Kebahagiaan mereka di tanggal 12 Rabiul awal dengan anggapan sebagai
hari maulid, bertepatan dengan hari wafatnya Nabi shallallahu ‘alaihi wa
sallam. Lalu mana yang lebih dekat, peringatan kelahiran ataukah peringatan
kematian.
6. Keterangan Imam
Ibnul Hajj (w. 737 H) menukil pernyataan Al-'Allamah Al-Anshari
Jika kegiatan maulid itu bersih dari semua suara-suara musik, hanya
berisi kegiatan makan-makan, dengan niat maulid, mengundang rekan-rekan, dan
bersih dari semua aktivitas terlarang yang tadi disebutkan, maka status
perbuatan ini adalah bid’ah hanya sebatas niatnya. Karena semacam ini termasuk
tambahan. (al- Madkhal, 2/312)
Itulah pembahasan singkat kita mengenai 5 alasan mengapa tidak
merayakan maulid. Semua perayaan yang tidak ada contohnya, baik itu maulid,
isra’ mi’raj, nuzululan, yasinan, tahlilan dan yang sejenisnya tidak pernah
dilakukan nabi, sahabat, tabi’in, tabi’ut tabi’in dan imam madzab yang 4.
Bahkan mereka semuanya membenci dan mengharamkan semua perbuatan itu.

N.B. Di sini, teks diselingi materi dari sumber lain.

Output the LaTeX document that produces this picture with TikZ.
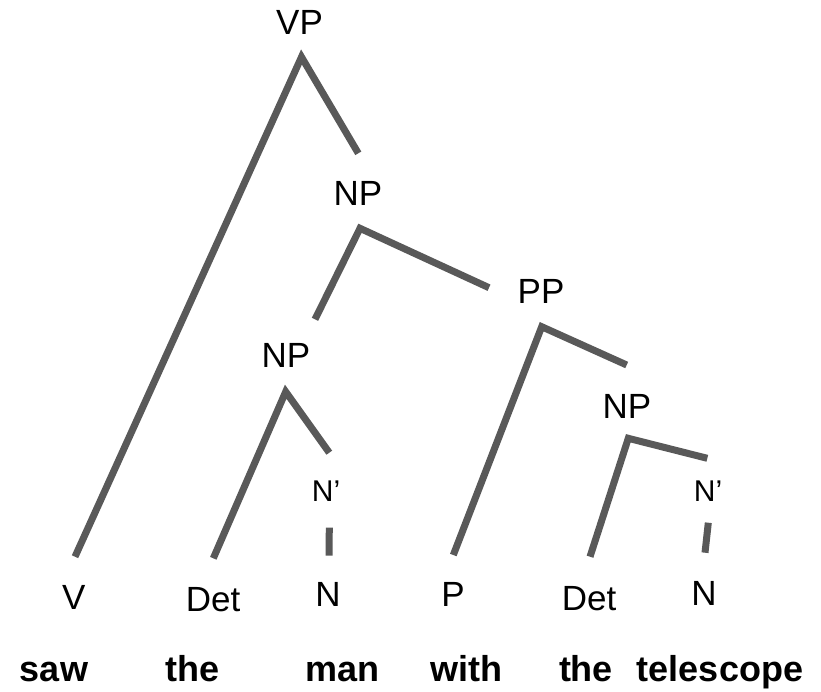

Cukuplah bagi kita perkataan Rasulullah shallallahu ‘alaihi wa sallam, “Amma ba’du. Sesungguhnya sebaik-baik
perkataan adalah kitabullah dan sebaik-baik petunjuk adalah petunjuk Muhammad
shallallahu ‘alaihi wa sallam. Sejelek-jelek perkara adalah (perkara agama)
yang diada-adakan, setiap (perkara agama) yang diada-adakan itu adalah bid’ah,
setiap bid’ah adalah kesesatan” (HR. Muslim no. 867)
Semoga Allah memberi hidayah kepada kita semua. Semoga bermanfaat.
Diselesaikan pada 11 Sya’ban 1439 Hijriyah/27 April 2018 Masehi.